After a short silence, Ana spoke up: "So, you ever think about what it would be like to have a kid?"
"Sure, how could I not? I've thought about it. I sometimes wonder what our lives would be like if we had kids. I know they would be a lot different than they are now. But not necessarily better or worse. Just different."
Ana took his arm and wrapped it around her, then covered the both of them with the sheet. "So I guess we're horrible people, huh?"
Joe squinted like a tough guy. "We're bad, baby," he growled. "So bad."
"Yeah," Ana said, her voice fading slightly. "I'm bad."
* * *
The next day, Joe noticed a difference in himself. Frankly, it was pathetic to see how much having sex improved his disposition. He didn't even mind making more cold calls that day at work and even managed to generate a couple of leads which were promptly intercepted by Terrance for further investigation. Joe was delighted to hand them over. He didn't want anything to do with them.

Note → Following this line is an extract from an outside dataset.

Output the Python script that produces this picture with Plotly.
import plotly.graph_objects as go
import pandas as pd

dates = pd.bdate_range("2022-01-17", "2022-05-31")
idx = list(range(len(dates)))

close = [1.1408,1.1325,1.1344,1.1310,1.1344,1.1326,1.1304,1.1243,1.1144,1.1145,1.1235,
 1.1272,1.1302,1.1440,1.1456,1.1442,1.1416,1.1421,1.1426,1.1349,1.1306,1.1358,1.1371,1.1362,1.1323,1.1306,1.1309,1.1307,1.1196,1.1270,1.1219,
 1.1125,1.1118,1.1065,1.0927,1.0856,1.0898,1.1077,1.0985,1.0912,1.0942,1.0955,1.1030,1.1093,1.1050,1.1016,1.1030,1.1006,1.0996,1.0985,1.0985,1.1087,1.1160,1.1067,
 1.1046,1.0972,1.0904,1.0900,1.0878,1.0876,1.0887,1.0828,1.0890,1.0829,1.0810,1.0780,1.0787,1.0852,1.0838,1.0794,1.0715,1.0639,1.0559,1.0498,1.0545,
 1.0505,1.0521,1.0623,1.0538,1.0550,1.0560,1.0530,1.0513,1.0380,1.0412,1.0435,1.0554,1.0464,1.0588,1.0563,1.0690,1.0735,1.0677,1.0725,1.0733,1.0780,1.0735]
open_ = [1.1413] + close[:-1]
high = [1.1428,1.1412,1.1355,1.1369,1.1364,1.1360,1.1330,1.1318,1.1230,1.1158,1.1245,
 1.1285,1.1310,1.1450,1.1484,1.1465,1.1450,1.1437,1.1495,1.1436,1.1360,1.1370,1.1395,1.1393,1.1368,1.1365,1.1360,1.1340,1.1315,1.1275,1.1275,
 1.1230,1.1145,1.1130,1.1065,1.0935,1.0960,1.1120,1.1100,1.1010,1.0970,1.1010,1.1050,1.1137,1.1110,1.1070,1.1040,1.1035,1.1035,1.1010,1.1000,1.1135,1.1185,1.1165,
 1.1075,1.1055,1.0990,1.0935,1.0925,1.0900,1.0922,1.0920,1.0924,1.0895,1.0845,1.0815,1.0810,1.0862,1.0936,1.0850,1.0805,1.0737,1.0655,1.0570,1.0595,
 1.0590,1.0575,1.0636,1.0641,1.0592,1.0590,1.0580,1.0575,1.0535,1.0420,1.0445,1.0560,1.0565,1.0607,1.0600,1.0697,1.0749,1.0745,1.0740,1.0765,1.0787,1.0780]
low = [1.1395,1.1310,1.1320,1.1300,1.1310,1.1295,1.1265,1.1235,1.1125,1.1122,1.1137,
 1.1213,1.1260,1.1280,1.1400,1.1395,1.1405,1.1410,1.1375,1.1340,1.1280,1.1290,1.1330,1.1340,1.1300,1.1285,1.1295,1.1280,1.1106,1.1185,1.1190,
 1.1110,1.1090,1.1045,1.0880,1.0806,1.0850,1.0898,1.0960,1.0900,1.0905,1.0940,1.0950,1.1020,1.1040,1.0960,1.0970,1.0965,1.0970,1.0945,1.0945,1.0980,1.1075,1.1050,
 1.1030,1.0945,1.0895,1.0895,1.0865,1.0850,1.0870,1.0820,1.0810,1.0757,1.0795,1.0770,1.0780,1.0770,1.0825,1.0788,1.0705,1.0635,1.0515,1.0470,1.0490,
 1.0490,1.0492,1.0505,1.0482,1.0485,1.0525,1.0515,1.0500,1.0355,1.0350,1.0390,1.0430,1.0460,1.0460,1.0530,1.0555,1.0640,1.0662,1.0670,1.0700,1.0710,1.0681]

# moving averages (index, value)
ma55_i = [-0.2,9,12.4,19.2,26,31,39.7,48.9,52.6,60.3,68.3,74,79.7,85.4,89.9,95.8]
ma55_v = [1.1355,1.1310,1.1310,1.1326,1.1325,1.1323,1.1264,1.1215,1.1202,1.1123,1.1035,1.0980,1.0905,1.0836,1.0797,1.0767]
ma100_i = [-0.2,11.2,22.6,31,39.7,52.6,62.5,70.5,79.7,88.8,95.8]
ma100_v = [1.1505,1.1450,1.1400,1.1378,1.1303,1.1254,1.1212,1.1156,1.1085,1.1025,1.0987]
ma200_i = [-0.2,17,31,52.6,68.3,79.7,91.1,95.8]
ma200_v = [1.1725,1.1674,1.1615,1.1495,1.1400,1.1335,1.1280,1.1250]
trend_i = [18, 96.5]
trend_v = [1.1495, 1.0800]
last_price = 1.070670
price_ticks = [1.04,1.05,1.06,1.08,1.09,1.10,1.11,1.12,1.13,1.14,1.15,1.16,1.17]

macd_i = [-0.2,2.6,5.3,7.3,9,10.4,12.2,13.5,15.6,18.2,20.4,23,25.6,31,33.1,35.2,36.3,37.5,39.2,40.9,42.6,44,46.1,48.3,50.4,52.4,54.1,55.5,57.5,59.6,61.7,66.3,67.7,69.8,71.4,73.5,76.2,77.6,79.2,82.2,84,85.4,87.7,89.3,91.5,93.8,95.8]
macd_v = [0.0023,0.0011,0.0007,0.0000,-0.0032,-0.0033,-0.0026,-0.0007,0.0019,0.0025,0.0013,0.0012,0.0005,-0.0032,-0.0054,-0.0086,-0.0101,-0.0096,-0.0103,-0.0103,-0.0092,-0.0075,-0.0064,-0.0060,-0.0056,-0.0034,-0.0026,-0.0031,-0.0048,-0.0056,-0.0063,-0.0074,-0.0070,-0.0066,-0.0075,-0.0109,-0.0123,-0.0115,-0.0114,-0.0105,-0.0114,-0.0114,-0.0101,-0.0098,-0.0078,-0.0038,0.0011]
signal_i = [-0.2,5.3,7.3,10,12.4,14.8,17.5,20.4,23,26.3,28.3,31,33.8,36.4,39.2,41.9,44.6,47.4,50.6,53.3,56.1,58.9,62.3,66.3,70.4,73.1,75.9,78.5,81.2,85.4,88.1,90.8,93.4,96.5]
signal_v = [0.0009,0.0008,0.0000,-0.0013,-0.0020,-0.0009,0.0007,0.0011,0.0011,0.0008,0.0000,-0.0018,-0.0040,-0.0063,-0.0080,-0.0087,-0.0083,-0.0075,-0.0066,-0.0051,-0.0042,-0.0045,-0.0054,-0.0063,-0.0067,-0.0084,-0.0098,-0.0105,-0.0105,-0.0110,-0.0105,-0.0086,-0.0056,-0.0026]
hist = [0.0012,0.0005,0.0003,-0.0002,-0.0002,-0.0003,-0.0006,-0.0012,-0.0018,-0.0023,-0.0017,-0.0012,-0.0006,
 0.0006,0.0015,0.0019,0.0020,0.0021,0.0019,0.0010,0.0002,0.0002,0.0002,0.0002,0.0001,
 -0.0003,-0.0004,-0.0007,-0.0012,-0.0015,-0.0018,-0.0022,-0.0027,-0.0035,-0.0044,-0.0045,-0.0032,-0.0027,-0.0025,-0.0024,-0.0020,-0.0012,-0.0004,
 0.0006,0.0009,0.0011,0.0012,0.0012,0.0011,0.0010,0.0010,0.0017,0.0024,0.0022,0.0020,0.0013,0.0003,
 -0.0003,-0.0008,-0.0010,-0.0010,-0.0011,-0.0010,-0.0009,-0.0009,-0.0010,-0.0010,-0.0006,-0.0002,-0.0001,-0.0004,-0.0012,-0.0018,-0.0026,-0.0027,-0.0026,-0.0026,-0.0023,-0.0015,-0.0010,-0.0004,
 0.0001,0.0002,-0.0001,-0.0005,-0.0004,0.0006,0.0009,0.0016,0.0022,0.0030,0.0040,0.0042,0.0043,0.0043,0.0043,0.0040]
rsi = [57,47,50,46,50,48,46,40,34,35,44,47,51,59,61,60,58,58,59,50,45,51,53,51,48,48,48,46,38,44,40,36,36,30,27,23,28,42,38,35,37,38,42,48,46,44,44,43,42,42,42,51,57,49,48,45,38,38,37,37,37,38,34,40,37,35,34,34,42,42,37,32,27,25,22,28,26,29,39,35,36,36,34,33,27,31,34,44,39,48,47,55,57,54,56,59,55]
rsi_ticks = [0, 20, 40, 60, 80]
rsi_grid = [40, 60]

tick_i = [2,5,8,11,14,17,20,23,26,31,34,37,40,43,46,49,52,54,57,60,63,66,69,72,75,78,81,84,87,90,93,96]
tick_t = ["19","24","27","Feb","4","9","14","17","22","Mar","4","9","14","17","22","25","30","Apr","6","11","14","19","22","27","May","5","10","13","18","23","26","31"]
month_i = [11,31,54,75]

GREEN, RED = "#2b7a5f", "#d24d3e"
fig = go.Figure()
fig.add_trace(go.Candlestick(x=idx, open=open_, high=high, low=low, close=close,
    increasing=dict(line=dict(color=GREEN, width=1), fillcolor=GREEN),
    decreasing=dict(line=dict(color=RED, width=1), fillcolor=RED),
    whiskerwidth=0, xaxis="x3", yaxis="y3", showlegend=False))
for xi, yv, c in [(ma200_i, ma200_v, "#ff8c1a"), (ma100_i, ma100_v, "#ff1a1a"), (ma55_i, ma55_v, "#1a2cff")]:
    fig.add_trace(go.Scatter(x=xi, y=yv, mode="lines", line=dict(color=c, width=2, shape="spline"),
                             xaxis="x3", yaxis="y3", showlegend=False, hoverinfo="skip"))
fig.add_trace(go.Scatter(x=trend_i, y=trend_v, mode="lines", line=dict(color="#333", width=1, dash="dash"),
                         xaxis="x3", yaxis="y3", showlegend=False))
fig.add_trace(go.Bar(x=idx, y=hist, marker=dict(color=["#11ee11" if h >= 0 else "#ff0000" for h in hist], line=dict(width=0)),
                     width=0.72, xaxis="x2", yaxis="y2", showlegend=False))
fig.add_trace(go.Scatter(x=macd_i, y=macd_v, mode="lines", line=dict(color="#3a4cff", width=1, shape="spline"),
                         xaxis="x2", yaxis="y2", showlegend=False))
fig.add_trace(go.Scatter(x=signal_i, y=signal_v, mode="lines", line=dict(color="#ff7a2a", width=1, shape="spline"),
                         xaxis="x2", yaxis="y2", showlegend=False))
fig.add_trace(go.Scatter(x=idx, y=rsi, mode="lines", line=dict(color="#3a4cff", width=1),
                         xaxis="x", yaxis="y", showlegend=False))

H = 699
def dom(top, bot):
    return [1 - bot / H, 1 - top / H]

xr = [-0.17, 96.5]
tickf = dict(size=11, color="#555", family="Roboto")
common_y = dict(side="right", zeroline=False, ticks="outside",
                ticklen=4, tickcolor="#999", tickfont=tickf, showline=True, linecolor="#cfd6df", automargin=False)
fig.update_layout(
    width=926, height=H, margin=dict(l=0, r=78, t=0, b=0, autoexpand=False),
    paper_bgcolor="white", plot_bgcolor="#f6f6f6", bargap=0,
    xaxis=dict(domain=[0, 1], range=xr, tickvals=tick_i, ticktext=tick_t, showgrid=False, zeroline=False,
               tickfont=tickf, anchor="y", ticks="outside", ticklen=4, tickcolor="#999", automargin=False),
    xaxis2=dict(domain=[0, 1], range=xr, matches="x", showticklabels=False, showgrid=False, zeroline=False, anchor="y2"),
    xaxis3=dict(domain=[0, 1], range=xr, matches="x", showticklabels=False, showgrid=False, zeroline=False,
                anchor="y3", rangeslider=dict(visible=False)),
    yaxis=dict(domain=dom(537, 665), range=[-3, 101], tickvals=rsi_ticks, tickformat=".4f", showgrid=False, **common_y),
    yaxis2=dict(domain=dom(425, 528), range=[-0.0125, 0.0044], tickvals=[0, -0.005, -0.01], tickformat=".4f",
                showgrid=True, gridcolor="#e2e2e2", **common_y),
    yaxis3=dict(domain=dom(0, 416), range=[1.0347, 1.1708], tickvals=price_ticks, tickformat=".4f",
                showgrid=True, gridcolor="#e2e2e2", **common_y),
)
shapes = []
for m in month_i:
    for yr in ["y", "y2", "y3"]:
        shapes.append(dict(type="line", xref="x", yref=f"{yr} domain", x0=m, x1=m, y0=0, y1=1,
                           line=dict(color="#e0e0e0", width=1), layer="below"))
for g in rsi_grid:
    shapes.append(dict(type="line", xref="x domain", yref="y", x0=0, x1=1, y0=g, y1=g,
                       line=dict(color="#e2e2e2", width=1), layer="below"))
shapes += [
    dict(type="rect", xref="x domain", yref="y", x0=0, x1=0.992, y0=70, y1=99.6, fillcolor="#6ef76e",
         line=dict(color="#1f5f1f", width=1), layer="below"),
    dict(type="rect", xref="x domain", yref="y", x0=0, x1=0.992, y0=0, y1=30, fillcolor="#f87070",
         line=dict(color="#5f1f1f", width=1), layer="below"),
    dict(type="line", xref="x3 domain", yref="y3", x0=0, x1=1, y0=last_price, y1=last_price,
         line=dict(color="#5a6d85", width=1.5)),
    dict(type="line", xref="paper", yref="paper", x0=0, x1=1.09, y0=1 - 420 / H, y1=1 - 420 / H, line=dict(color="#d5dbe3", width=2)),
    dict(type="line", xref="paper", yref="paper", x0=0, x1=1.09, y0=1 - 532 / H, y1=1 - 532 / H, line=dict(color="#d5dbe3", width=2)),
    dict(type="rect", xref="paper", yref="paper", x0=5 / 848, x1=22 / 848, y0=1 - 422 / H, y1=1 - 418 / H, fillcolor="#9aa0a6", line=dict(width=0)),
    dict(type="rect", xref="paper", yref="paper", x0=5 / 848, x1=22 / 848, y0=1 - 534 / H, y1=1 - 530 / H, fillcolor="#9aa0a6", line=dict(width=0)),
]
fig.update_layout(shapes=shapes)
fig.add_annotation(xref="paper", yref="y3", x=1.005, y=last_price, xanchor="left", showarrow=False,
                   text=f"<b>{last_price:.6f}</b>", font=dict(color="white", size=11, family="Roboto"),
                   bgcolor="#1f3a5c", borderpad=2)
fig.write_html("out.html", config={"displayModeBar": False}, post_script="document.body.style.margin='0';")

Happily, he had other things to do. That morning, in a fit of uncharacteristic enthusiasm (the sex again), Joe had actually convinced Terrance that publishing music reviews might help the Dollar Daily garner some media advertising. It was complete and utter malarkey, b
ut it worked. The idea of big media bucks was more than Terrance could resist. So instead of making cold calls, Joe spent the rest of the day writing reviews of the new Iron & Wine (good), the new Grizzly Bear (really good), and the new Coldplay (meh). All fairly well-known stuff, but as he might have said to Chick, he was keeping it populist for now.

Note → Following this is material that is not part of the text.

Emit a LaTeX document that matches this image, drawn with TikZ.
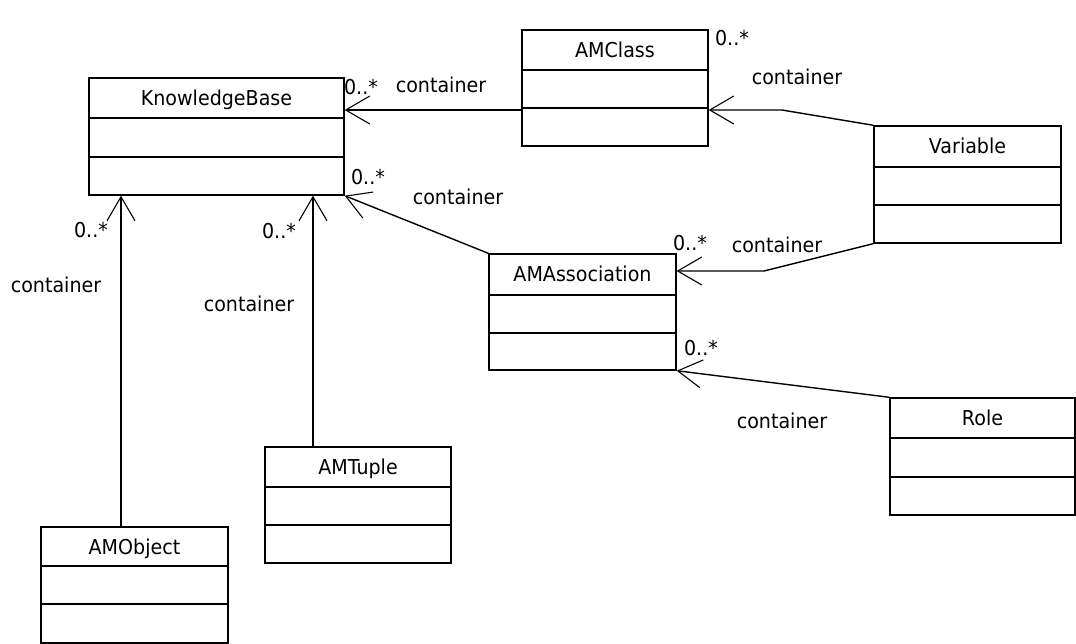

Joe loved writing music reviews and prided himself on actually writing about the music and not himself, like a lot of reviewers tended to do these days, and avoided overloading the reviews with intergenre comparisons ("haunting overtones of electro postpunk lo-fi Danish death-metal calypso swerving into Nuggets-era noirish Gothic Americana ye-ye-tinged soca psychedelica") or incessant references to other artists crossed with show-offy lists of their obvious influences ("It's as if Carl Stalling, Swamp Dogg, Clara Rockmore, Captain Beefheart, Lou Reed's Metal Machine Music album, Buddy Bolden, and Big Star all participated in a time space continuum–twisting fuck-fest that birthed a glorious Thalidomide flipper baby of sonic exploration"). Also, he tried not to pretend that he was Nick Kent or Hunter S. Thompson or Jacques Derrida, though he would have loved to have been either of the first two (except for the addictions and/or suicide). Anyway, it would probably all backfire on him when no new revenue followed the reviews, but he was hoping they might get a few glowing e-mails from readers that would turn the tide and make Terrance a little more amenable to actual culture in the paper, instead of yet another article like the one he had just finished yesterday: "Local Bakery Celebrates Anniversary with Cake!"

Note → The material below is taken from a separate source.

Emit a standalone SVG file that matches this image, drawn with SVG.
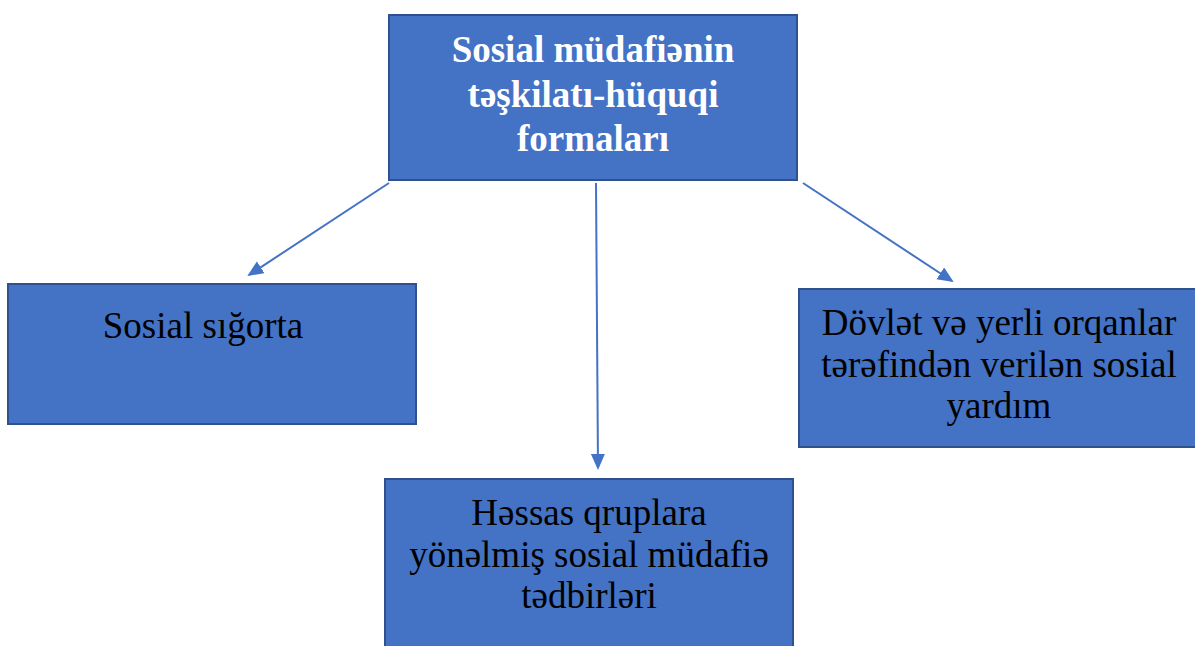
<svg xmlns="http://www.w3.org/2000/svg" width="1195" height="646" viewBox="0 0 1195 646">
<style>
.box{fill:#4472C4;stroke:#2F528F;stroke-width:2}
.t{font-family:"Liberation Serif","Times New Roman",serif;font-size:37px;fill:#000;text-anchor:middle}
.tb{font-family:"Liberation Serif","Times New Roman",serif;font-size:37px;font-weight:bold;fill:#fff;text-anchor:middle}
.c{stroke:#4472C4;stroke-width:2;fill:none;marker-end:url(#ah)}
</style>
<defs>
<marker id="ah" markerWidth="8" markerHeight="8" refX="7" refY="3.5" orient="auto" markerUnits="strokeWidth">
<path d="M0,0 L8,3.5 L0,7 Z" fill="#4472C4"/>
</marker>
</defs>
<rect width="1195" height="646" fill="#fff"/>
<g id="connectors">
<line class="c" x1="389" y1="183" x2="249" y2="275"/>
<line class="c" x1="596" y1="183" x2="598" y2="468"/>
<line class="c" x1="803" y1="183" x2="952" y2="281"/>
</g>
<g id="root">
<rect class="box" x="389" y="15" width="408" height="165"/>
<text class="tb" x="593" y="62">Sosial müdafiənin</text>
<text class="tb" x="593" y="107">təşkilatı-hüquqi</text>
<text class="tb" x="593" y="151">formaları</text>
</g>
<g id="n1">
<rect class="box" x="8" y="284" width="408" height="140"/>
<text class="t" x="203" y="338">Sosial sığorta</text>
</g>
<g id="n2">
<rect class="box" x="385" y="479" width="408" height="180"/>
<text class="t" x="589" y="525">Həssas qruplara</text>
<text class="t" x="589" y="567">yönəlmiş sosial müdafiə</text>
<text class="t" x="589" y="608">tədbirləri</text>
</g>
<g id="n3">
<rect class="box" x="799" y="289" width="408" height="158"/>
<text class="t" x="999" y="335">Dövlət və yerli orqanlar</text>
<text class="t" x="999" y="377">tərəfindən verilən sosial</text>
<text class="t" x="999" y="418">yardım</text>
</g>
</svg>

It didn't matter. He was in too good of a mood to care.
22
Semi-Infidelities and Interim Campaigns
Though Ana was dealing with it, the guilt lingered like a low-grade fever from a virus she couldn't quite shake. She would be seemingly free of it for a while, then it would pop back into her head at some inopportune moment, causing her throat to tighten and face to burn. For the past couple of days, Joe had been exceptionally sweet—and that couldn't have come at a worse time. Lately, he was full of lovey murmurings, bringing her coffee in bed, downloading music for her that he knew she'd like (Sarah Harmer and Laura Veirs, two of her favorite girly-girl folkies), and being so dear at the door when she would leave in the morning, telling her to "Be careful, okay?" before he would kiss her goodbye.